Por mucho tiempo se pensó que los únicos que tenían el privilegio y el deber de mostrar el rostro de Cristo al mundo eran los sacerdotes y los religiosos; que solamente ellos eran capaces de ser misioneros. ¡Qué equivocación y qué comodidad!... Todo en manos de los padrecitos y las monjitas pensando que a ellos les toca, que son los que pueden estar preparados, que los seglares no tienen tiempo y miles de ideas más. «Los laicos están en primera línea de la vida de la Iglesia» nos recuerda el Papa Francisco constantemente.
Vivimos el tiempo en la Iglesia del lanzamiento de los seglares. Hay que vivir con un corazón «sin fronteras» dándose cuenta de que la Iglesia, sin la colaboración de la inmensa mayoría de sus miembros no puede vivir. Cada 5 minutos un católico de América Latina deja la Iglesia Católica para convertirse al protestantismo. ¿Nos vamos a quedar con los brazos cruzados?
Todos somos misioneros, hay mucho que hacer, no se puede dejar a un lado este deber. Vale la pena que cada uno dedique tiempo y energías a compartir la fe. San Pablo, el gran apóstol nos dice: «Predicar el Evangelio no es para mí ningún motivo de gloria; es más bien un deber que me incumbe: Y ¡ay de mí si no predicara el Evangelio!» (1 Cor 9,16).
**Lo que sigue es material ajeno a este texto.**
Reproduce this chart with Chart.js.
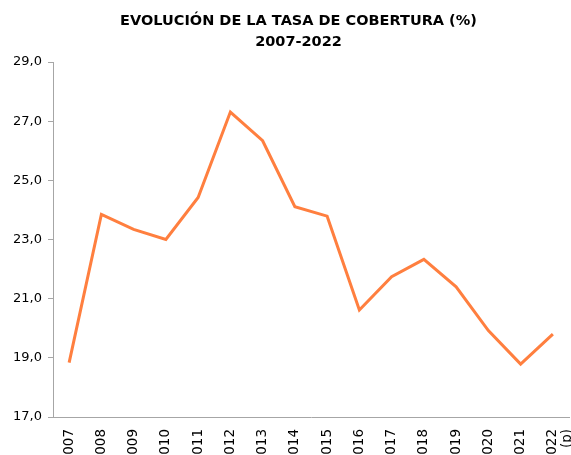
<!DOCTYPE html>
<html><head><meta charset="utf-8">
<script src="https://cdn.jsdelivr.net/npm/chart.js@4/dist/chart.umd.min.js"></script>
<style>html,body{margin:0;padding:0;background:#fff;overflow:hidden;width:571px;height:455px}canvas{display:block}</style>
</head><body>
<canvas id="c" width="571" height="462"></canvas>
<script>
const years = ['2007','2008','2009','2010','2011','2012','2013','2014','2015','2016','2017','2018','2019','2020','2021',['2022','(p)']];
const tasaCobertura = [18.84,23.85,23.34,23.0,24.42,27.31,26.34,24.11,23.79,20.62,21.74,22.33,21.40,19.92,18.79,19.80];
const titleLines = ['EVOLUCIÓN DE LA TASA DE COBERTURA (%)','2007-2022'];
const yMin = 17, yMax = 29, yStep = 2;
const axisColor = '#a6a6a6';
const titleShift = {
  id: 'titleShift',
  afterLayout(chart) { if (chart.titleBlock) { chart.titleBlock.left = 28; } }
};
new Chart(document.getElementById('c'), {
  type: 'line',
  data: { labels: years, datasets: [{ data: tasaCobertura, borderColor: '#FF7F3F', borderWidth: 3, pointRadius: 0, tension: 0, fill: false }] },
  plugins: [titleShift],
  options: {
    responsive: false, animation: false,
    layout: { padding: { left: 0, right: 2, top: 0, bottom: 0 } },
    plugins: {
      legend: { display: false }, tooltip: { enabled: false },
      title: { display: true, text: titleLines, color: '#000', font: { family: 'DejaVu Sans', size: 14.5, weight: 'bold', lineHeight: 1.45 }, padding: { top: 11, bottom: 9 } }
    },
    scales: {
      x: {
        offset: true,
        grid: { display: false, drawOnChartArea: false, drawTicks: true, tickLength: 5, tickColor: axisColor },
        border: { display: true, color: axisColor, width: 1 },
        ticks: { color: '#000', font: { family: 'DejaVu Sans', size: 13.5, lineHeight: 1.1 }, maxRotation: 90, minRotation: 90, autoSkip: false, padding: 7 },
        afterFit: s => { s.height = 45; s.paddingLeft = 0; s.paddingRight = 0; }
      },
      y: {
        min: yMin, max: yMax,
        grid: { drawOnChartArea: false, drawTicks: true, tickLength: 5, tickColor: axisColor },
        border: { display: true, color: axisColor, width: 1 },
        ticks: { stepSize: yStep, color: '#000', font: { family: 'DejaVu Sans', size: 13 }, padding: 6, callback: v => v.toFixed(1).replace('.', ',') },
        afterFit: s => { s.width = 53; }
      }
    }
  }
});
</script>
</body></html>
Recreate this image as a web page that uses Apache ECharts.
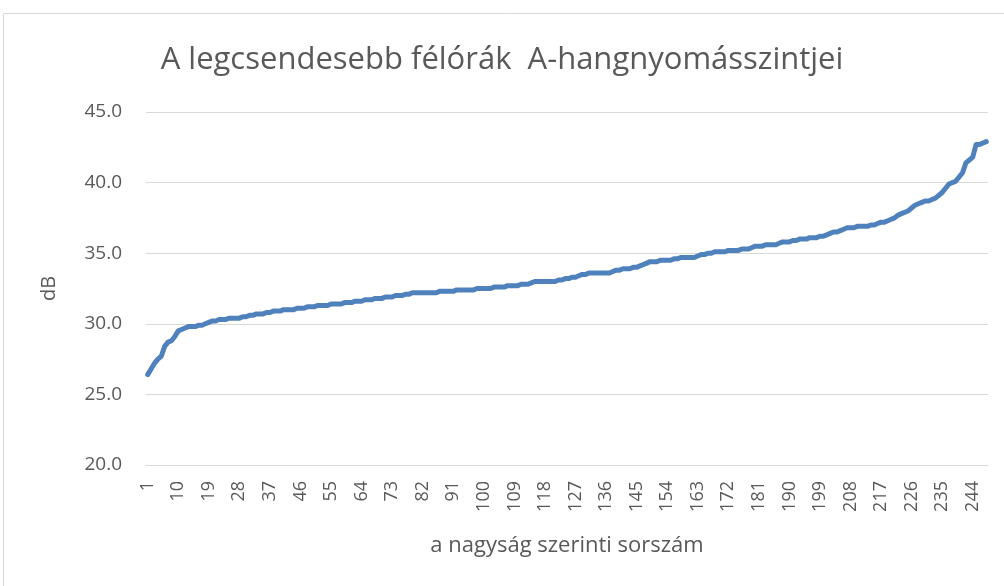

En definitiva, somos misioneros, tenemos que salir más allá de las cuatro paredes de nuestra casa. María, la Estrella de la evangelización, la misionera que con su caridad sencilla y humilde fue a servir a Isabel, nos contempla y nos asiste, Ella nos reúne en la Iglesia en torno a su Hijo, esperanzados en el Adviento, gozosos en Navidad, iluminados en el Tiempo Ordinario, adoloridos en Cuaresma y llenos de gloria en la Pascua... ¡Hay mucho que hacer como misioneros sin fronteras!
Padre Alfredo.
Siglas:
L.G. Lumen Gentium, Vaticano II.
C.L. Christifideles Laici, Juan Pablo II.